_TASK_
Only the lines from the line that has "Output the LaTeX" through the line that has "anchor=base west] (regions-f1)" should be reproduced, exactly and with both ends kept.

_DATASET ENTRIES_
****
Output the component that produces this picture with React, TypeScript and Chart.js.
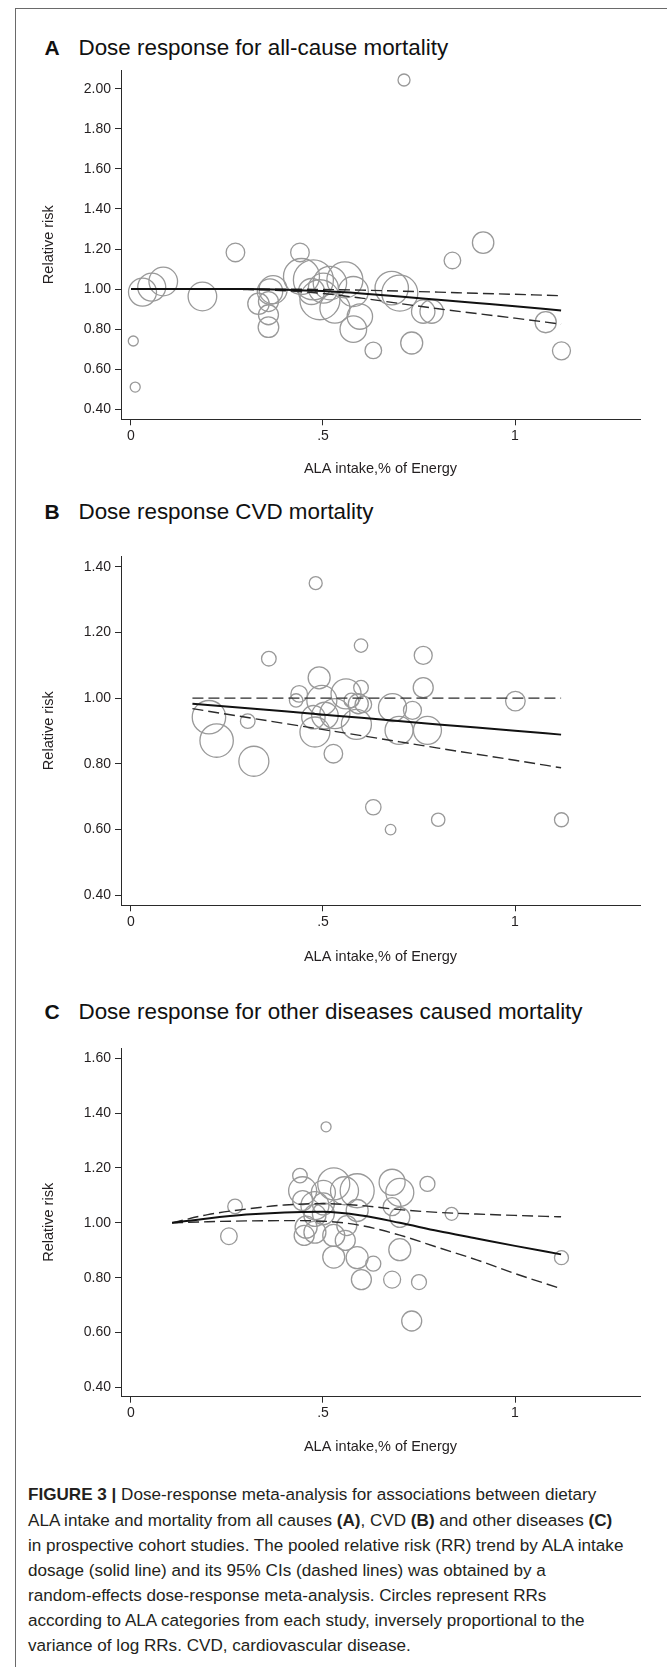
****
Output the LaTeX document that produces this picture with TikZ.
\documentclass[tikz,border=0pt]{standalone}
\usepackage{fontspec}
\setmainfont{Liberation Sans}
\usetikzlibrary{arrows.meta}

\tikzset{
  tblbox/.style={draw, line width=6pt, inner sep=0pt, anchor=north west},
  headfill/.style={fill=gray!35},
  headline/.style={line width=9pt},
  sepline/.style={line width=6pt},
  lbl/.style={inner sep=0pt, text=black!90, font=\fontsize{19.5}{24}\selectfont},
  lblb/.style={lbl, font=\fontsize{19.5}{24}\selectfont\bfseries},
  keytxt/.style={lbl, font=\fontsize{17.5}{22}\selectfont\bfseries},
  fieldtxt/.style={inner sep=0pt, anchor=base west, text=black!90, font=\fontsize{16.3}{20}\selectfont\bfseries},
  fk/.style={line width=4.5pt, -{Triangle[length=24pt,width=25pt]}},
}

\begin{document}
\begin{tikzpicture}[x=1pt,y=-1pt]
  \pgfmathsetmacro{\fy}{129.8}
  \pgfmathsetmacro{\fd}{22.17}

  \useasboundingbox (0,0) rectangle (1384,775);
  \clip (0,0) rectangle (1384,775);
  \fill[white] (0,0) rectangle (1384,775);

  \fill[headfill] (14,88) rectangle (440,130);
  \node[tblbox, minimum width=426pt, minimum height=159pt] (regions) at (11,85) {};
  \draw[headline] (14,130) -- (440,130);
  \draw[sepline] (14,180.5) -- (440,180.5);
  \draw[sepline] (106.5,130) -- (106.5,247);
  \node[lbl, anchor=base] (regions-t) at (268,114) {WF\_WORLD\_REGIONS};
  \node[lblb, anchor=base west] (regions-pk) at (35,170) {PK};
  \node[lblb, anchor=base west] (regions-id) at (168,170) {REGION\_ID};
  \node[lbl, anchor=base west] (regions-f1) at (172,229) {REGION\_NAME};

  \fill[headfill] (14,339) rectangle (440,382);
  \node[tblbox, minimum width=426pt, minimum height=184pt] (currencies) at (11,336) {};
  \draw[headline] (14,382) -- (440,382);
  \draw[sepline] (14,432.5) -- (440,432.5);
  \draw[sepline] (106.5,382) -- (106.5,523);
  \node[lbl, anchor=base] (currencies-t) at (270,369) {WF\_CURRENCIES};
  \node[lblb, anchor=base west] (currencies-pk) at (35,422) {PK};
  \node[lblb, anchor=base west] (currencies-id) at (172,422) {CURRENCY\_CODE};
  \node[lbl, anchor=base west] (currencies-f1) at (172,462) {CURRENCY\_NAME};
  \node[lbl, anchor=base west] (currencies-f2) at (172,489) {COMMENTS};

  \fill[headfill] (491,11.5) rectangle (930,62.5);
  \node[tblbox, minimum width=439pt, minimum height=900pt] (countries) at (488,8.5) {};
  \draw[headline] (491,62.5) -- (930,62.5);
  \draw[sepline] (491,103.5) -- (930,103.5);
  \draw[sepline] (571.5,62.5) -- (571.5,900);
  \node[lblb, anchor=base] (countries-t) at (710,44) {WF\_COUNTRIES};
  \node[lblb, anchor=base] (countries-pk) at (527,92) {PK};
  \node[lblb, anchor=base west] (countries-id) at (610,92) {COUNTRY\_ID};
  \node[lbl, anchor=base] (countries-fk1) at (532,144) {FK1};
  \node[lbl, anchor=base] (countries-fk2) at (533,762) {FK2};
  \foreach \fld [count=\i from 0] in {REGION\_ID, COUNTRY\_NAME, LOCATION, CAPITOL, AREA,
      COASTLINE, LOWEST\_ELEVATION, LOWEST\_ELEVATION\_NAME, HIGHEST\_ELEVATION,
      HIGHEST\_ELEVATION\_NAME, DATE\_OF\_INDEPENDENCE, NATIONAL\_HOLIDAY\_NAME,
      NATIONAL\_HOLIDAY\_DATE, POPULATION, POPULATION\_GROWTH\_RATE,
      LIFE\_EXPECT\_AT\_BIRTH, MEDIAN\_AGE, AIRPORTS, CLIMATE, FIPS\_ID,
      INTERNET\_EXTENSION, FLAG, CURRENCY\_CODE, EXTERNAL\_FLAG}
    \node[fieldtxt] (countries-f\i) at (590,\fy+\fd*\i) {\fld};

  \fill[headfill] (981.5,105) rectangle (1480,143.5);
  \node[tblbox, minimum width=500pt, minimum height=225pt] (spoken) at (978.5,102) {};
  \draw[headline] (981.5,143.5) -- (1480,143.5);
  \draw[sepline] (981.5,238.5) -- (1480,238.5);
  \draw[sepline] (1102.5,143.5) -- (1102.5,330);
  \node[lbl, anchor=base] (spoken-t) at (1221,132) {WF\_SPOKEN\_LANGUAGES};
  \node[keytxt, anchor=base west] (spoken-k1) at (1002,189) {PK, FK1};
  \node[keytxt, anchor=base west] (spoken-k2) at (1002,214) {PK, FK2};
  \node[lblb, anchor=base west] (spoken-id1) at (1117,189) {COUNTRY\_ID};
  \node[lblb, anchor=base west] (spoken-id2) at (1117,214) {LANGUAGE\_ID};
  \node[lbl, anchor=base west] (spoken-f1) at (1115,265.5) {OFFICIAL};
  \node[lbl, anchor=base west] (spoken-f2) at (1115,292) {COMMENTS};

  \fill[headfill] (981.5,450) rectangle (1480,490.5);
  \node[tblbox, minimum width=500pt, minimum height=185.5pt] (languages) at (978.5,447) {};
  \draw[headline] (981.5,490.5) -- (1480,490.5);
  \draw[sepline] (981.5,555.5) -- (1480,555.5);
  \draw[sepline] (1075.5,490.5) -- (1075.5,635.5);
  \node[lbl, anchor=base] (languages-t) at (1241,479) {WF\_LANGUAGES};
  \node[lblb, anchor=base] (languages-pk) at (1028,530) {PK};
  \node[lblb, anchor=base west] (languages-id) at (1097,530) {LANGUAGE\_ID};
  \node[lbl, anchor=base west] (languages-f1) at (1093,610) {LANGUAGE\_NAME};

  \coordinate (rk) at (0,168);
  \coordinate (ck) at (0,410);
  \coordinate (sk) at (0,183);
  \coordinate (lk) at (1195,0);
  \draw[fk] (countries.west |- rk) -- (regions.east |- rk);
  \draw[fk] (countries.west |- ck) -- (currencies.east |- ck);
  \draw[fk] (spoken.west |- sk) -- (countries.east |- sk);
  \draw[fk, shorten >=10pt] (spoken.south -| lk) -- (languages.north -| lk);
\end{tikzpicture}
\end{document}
****
_TASK RESULT_
Output the LaTeX document that produces this picture with TikZ.
\documentclass[tikz,border=0pt]{standalone}
\usepackage{fontspec}
\setmainfont{Liberation Sans}
\usetikzlibrary{arrows.meta}

\tikzset{
  tblbox/.style={draw, line width=6pt, inner sep=0pt, anchor=north west},
  headfill/.style={fill=gray!35},
  headline/.style={line width=9pt},
  sepline/.style={line width=6pt},
  lbl/.style={inner sep=0pt, text=black!90, font=\fontsize{19.5}{24}\selectfont},
  lblb/.style={lbl, font=\fontsize{19.5}{24}\selectfont\bfseries},
  keytxt/.style={lbl, font=\fontsize{17.5}{22}\selectfont\bfseries},
  fieldtxt/.style={inner sep=0pt, anchor=base west, text=black!90, font=\fontsize{16.3}{20}\selectfont\bfseries},
  fk/.style={line width=4.5pt, -{Triangle[length=24pt,width=25pt]}},
}

\begin{document}
\begin{tikzpicture}[x=1pt,y=-1pt]
  \pgfmathsetmacro{\fy}{129.8}
  \pgfmathsetmacro{\fd}{22.17}

  \useasboundingbox (0,0) rectangle (1384,775);
  \clip (0,0) rectangle (1384,775);
  \fill[white] (0,0) rectangle (1384,775);

  \fill[headfill] (14,88) rectangle (440,130);
  \node[tblbox, minimum width=426pt, minimum height=159pt] (regions) at (11,85) {};
  \draw[headline] (14,130) -- (440,130);
  \draw[sepline] (14,180.5) -- (440,180.5);
  \draw[sepline] (106.5,130) -- (106.5,247);
  \node[lbl, anchor=base] (regions-t) at (268,114) {WF\_WORLD\_REGIONS};
  \node[lblb, anchor=base west] (regions-pk) at (35,170) {PK};
  \node[lblb, anchor=base west] (regions-id) at (168,170) {REGION\_ID};
  \node[lbl, anchor=base west] (regions-f1) at (172,229) {REGION\_NAME};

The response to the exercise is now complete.